[BEGIN]

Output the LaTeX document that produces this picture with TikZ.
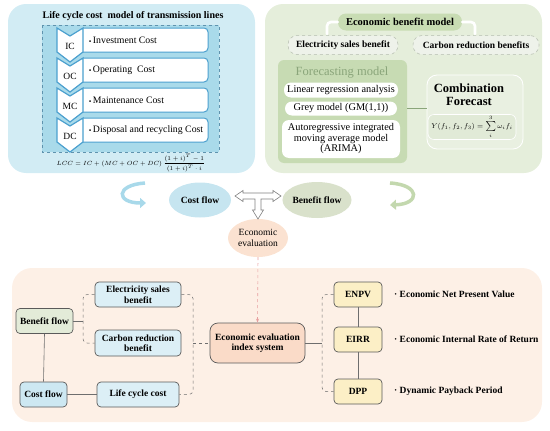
\documentclass[tikz,border=0pt]{standalone}
\usepackage{fontspec}
\setmainfont{Liberation Serif}
\usetikzlibrary{arrows.meta,shapes.geometric,calc}
\definecolor{panelblue}{HTML}{D2ECF4}
\definecolor{dashblue}{HTML}{A9DAEA}
\definecolor{dashline}{HTML}{5F93AE}
\definecolor{itemblue}{HTML}{4BA0CF}
\definecolor{panelgreen}{HTML}{E5EEDB}
\definecolor{fcgreen}{HTML}{C7DBB3}
\definecolor{pillgreen}{HTML}{C8DCB3}
\definecolor{subpill}{HTML}{EEF2EA}
\definecolor{subline}{HTML}{B5BDAF}
\definecolor{fctext}{HTML}{8AA57A}
\definecolor{cbfill}{HTML}{E9F0E1}
\definecolor{cbinner}{HTML}{E1EAD7}
\definecolor{peach}{HTML}{FDF0E6}
\definecolor{costell}{HTML}{C6E5F0}
\definecolor{beneell}{HTML}{D9E1CB}
\definecolor{evalell}{HTML}{FBE2D1}
\definecolor{arrowblue}{HTML}{A8D9EA}
\definecolor{arrowgreen}{HTML}{C3D8AE}
\definecolor{boxgray}{HTML}{5A5A5A}
\definecolor{bfbox}{HTML}{E3EBD8}
\definecolor{cfbox}{HTML}{CDE8F2}
\definecolor{lbbox}{HTML}{DCEFF6}
\definecolor{ixbox}{HTML}{FADBC8}
\definecolor{ylbox}{HTML}{FCEFC6}
\definecolor{pinkline}{HTML}{E7A0A0}
\definecolor{conngray}{HTML}{6E6E6E}
\newcommand{\myszA}{\fontsize{9.5}{10.5}\selectfont}
\newcommand{\myszB}{\fontsize{10.5}{12}\selectfont}
\newcommand{\myszC}{\fontsize{12.5}{13}\selectfont}
\newcommand{\myszD}{\fontsize{10}{11}\selectfont}
\newcommand{\myszE}{\fontsize{10.3}{10.5}\selectfont}
\newcommand{\myszF}{\fontsize{9.8}{10.5}\selectfont}
\begin{document}
\begin{tikzpicture}[x=1pt,y=-1pt,
  bx/.style={draw=boxgray, line width=0.7pt, rounded corners=4pt, font=\myszA\bfseries, align=center, inner sep=1pt},
  ell/.style={ellipse, inner sep=0pt, font=\myszA\bfseries, align=center},
  wbox/.style={fill=white, rounded corners=7pt, inner sep=1pt, font=\myszE, align=center},
  subp/.style={fill=subpill, draw=subline, dashed, line width=0.5pt, rounded corners=9pt, inner sep=1pt, font=\myszA\bfseries},
  dconn/.style={draw=conngray, dashed, line width=0.5pt, rounded corners=4pt},
  sconn/.style={draw=conngray, line width=0.6pt}
]
\useasboundingbox (0,0) rectangle (550,431);

% ---------- top-left panel ----------
\fill[panelblue, rounded corners=18pt] (8,4) rectangle (255,173);
\node[font=\myszD\bfseries] (lcctitle) at (133,16) {Life cycle cost\ \ model of transmission lines};
\filldraw[fill=dashblue, draw=dashline, dashed, line width=0.6pt] (42,25) rectangle (219,152);
\foreach \k/\ab/\txt in {0/IC/Investment Cost, 1/OC/Operating\ \ Cost, 2/MC/Maintenance Cost, 3/DC/Disposal and recycling Cost}{
  \pgfmathsetmacro{\yy}{28+30*\k}
  \filldraw[fill=white, draw=itemblue, line width=1pt, rounded corners=4pt]
    (83,\yy) -- (208,\yy) -- (208,\yy+24) -- (83,\yy+24);
  \filldraw[fill=white, draw=itemblue, line width=1.2pt, line join=miter]
    (57,\yy) -- (70,\yy+8) -- (83,\yy) -- (83,\yy+24) -- (70,\yy+34) -- (57,\yy+24) -- cycle;
  \node[font=\myszA] (ab\k) at (70,\yy+18) {\ab};
  \node[font=\myszF, anchor=west, inner sep=0pt] (it\k) at (89,\yy+12) {{\fontsize{6}{6}\selectfont ▪}\,\txt};
}
\node[inner sep=0pt] (lccf) at (131,163) {\fontsize{6.5}{7}\selectfont $LCC = IC + \left(MC + OC + DC\right)\displaystyle\frac{(1+i)^T-1}{(1+i)^T\cdot i}$};

% ---------- top-right panel ----------
\fill[panelgreen, rounded corners=18pt] (265,4) rectangle (542,173);
\node[fill=pillgreen, rounded corners=8pt, minimum width=124pt, minimum height=17pt, inner sep=1pt, font=\myszB\bfseries] (ebm) at (400,22) {Economic benefit model};
\node[subp, minimum width=110pt, minimum height=19pt] (esp) at (343,45) {Electricity sales benefit};
\node[subp, minimum width=126pt, minimum height=19pt] (crp) at (476,45) {Carbon reduction benefits};
\coordinate (brl) at (327,34);
\coordinate (brr) at (475,34);
\draw[white, line width=2.6pt, rounded corners=4pt, line cap=round] (ebm.west) -| (brl);
\draw[white, line width=2.6pt, rounded corners=4pt, line cap=round] (ebm.east) -| (brr);

\node[fill=fcgreen, rounded corners=6pt, minimum width=129pt, minimum height=103pt, inner sep=0pt] (fcp) at (342.5,111.5) {};
\node[text=fctext, font=\fontsize{12.5}{13}\selectfont, inner sep=0pt] (fct) at (342,73) {Forecasting model};
\node[wbox, minimum width=114pt, minimum height=15pt] (lra) at (341,90) {Linear regression analysis};
\node[wbox, minimum width=112pt, minimum height=14pt] (gm) at (341,108.5) {Grey model (GM(1,1))};
\node[wbox, minimum width=118pt, minimum height=38pt] (arima) at (341,139) {Autoregressive integrated\\moving average model\\(ARIMA)};

\node[fill=cbfill, draw=white, line width=0.8pt, rounded corners=10pt, minimum width=96pt, minimum height=74pt, inner sep=0pt] (cb) at (475,112) {};
\node[font=\myszC\bfseries, align=center, inner sep=0pt] (cbt) at (469,95) {Combination\\Forecast};
\node[fill=cbinner, draw=white, line width=0.6pt, rounded corners=6pt, minimum width=88pt, minimum height=25pt, inner sep=0pt] (cbf) at (472,127)
  {\fontsize{7.5}{8}\selectfont $Y(f_1,f_2,f_3)=\sum\limits_{i}^{3}\omega_i f_i$};
\draw[draw=fctext, line width=0.5pt] (fcp.east |- gm.east) -- (cb.west |- gm.east);

% ---------- middle ----------
\draw[arrowblue, line width=3.5pt, -{Triangle[length=6pt,width=10pt]}] (145,183) .. controls (115,185) and (116,203) .. (146,203);
\draw[arrowgreen, line width=3.5pt, -{Triangle[length=6pt,width=10pt]}] (390,183) .. controls (421,185) and (420,204) .. (390,205);
\node[ell, fill=costell, minimum width=62pt, minimum height=35pt] (cfe) at (200,200) {Cost flow};
\node[ell, fill=beneell, minimum width=64pt, minimum height=36pt] (bfe) at (317,200) {Benefit flow};
\node[ell, fill=evalell, minimum width=60pt, minimum height=38pt, font=\myszA] (eee) at (258,238) {Economic\\evaluation};
\filldraw[fill=white, draw=gray, line width=0.6pt, line join=miter]
  (235,196) -- (243,190.5) -- (243,193) -- (273,193) -- (273,190.5) -- (281,196) -- (273,201.5) -- (273,199)
  -- (261,199) -- (261,210) -- (263.5,210) -- (258,219) -- (252.5,210) -- (255,210) -- (255,199)
  -- (243,199) -- (243,201.5) -- cycle;

% ---------- bottom panel ----------
\fill[peach, rounded corners=20pt] (12,268) rectangle (542,422);
\node[bx, fill=bfbox, minimum width=57pt, minimum height=25pt] (bfb) at (44.5,321) {Benefit flow};
\node[bx, fill=cfbox, minimum width=47pt, minimum height=25pt] (cfb) at (43.5,394.5) {Cost flow};
\node[bx, fill=lbbox, minimum width=86pt, minimum height=25pt] (esb) at (138,294.5) {Electricity sales\\benefit};
\node[bx, fill=lbbox, minimum width=86pt, minimum height=26pt] (crb) at (138,343) {Carbon reduction\\benefit};
\node[bx, fill=lbbox, minimum width=82pt, minimum height=25pt] (lcb) at (138,394.5) {Life cycle cost};
\node[bx, fill=ixbox, rounded corners=8pt, minimum width=95pt, minimum height=40pt] (ixb) at (257.5,343) {Economic evaluation\\index system};
\node[bx, fill=ylbox, minimum width=48pt, minimum height=25pt] (enpv) at (358,294.5) {ENPV};
\node[bx, fill=ylbox, minimum width=48pt, minimum height=25pt] (eirr) at (358,339.5) {EIRR};
\node[bx, fill=ylbox, minimum width=48pt, minimum height=25pt] (dpp) at (358,391.5) {DPP};
\node[font=\myszA\bfseries, anchor=west, inner sep=0pt] (l1) at (394,294.5) {· Economic Net Present Value};
\node[font=\myszA\bfseries, anchor=west, inner sep=0pt] (l2) at (394,339.5) {· Economic Internal Rate of Return};
\node[font=\myszA\bfseries, anchor=west, inner sep=0pt] (l3) at (394,391.5) {· Dynamic Payback Period};

\draw[dashed, draw=pinkline, line width=0.6pt, -{Stealth[length=4pt,width=3pt]}] (eee.south) -- (ixb.north);

\coordinate (bj) at (83,321);
\coordinate (rj) at (193,343);
\coordinate (ej) at (322,343);
\draw[sconn] (bfb.east) -- (bj);
\draw[dconn] (esb.west) -| (bj) |- (crb.west);
\draw[sconn] (bfb.south) -- (cfb.north);
\draw[sconn] (cfb.east) -- (lcb.west);
\draw[dconn] (esb.east) -| (rj) |- (lcb.east);
\draw[dconn] (rj) -- (ixb.west);
\draw[sconn] (ixb.east) -- (ej);
\draw[dconn] (enpv.west) -| (ej) |- (dpp.west);
\draw[sconn] (enpv.south) -- (eirr.north);
\draw[sconn] (eirr.south) -- (dpp.north);
\end{tikzpicture}
\end{document}
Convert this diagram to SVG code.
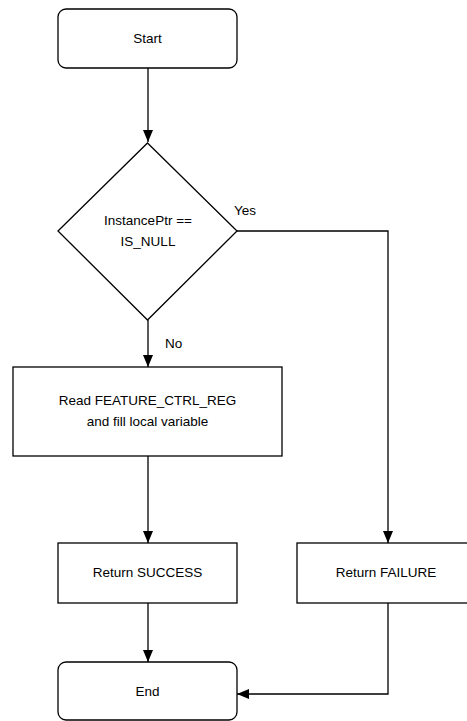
<svg xmlns="http://www.w3.org/2000/svg" width="467" height="721" viewBox="0 0 467 721">
  <style>
    .shape { fill: #ffffff; stroke: #000000; stroke-width: 1.3; }
    .link { fill: none; stroke: #000000; stroke-width: 1.3; }
    text { font-family: "Liberation Sans", Arial, sans-serif; font-size: 13.5px; fill: #000000; }
    .c { text-anchor: middle; }
  </style>
  <defs>
    <marker id="arrow" viewBox="0 0 12 10" refX="12" refY="5" markerWidth="12" markerHeight="10" markerUnits="userSpaceOnUse" orient="auto">
      <path d="M0,0 L12,5 L0,10 Z" fill="#000000"/>
    </marker>
  </defs>
  <rect width="467" height="721" fill="#ffffff"/>

  <g id="connectors">
    <path class="link" d="M148,68 V142" marker-end="url(#arrow)"/>
    <path class="link" d="M237,231 H388 V543" marker-end="url(#arrow)"/>
    <path class="link" d="M148,320 V367" marker-end="url(#arrow)"/>
    <path class="link" d="M148,456 V543" marker-end="url(#arrow)"/>
    <path class="link" d="M148,603 V662" marker-end="url(#arrow)"/>
    <path class="link" d="M388,603 V694 H237" marker-end="url(#arrow)"/>
    <text x="234" y="215">Yes</text>
    <text x="165" y="348">No</text>
  </g>

  <g id="start">
    <rect class="shape" x="58" y="9" width="179" height="59" rx="8"/>
    <text class="c" x="147.5" y="43">Start</text>
  </g>

  <g id="check-instance">
    <path class="shape" d="M147.5,143 L237,231 L147.5,320 L58,231 Z"/>
    <text class="c" x="148" y="225">InstancePtr ==</text>
    <text class="c" x="148" y="246">IS_NULL</text>
  </g>

  <g id="read-register">
    <rect class="shape" x="13" y="367" width="269" height="89"/>
    <text class="c" x="147.5" y="405">Read FEATURE_CTRL_REG</text>
    <text class="c" x="147.5" y="426">and fill local variable</text>
  </g>

  <g id="return-success">
    <rect class="shape" x="58" y="543" width="179" height="60"/>
    <text class="c" x="147.5" y="577">Return SUCCESS</text>
  </g>

  <g id="return-failure">
    <rect class="shape" x="297" y="543" width="182" height="60"/>
    <text class="c" x="386" y="577">Return FAILURE</text>
  </g>

  <g id="end">
    <rect class="shape" x="58" y="662" width="179" height="58" rx="8"/>
    <text class="c" x="147.5" y="696">End</text>
  </g>
</svg>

[END]

PROBLEM STATEMENT:
Return nothing except the number of lines that include the string "this".

RESULT OF THE TASK:
2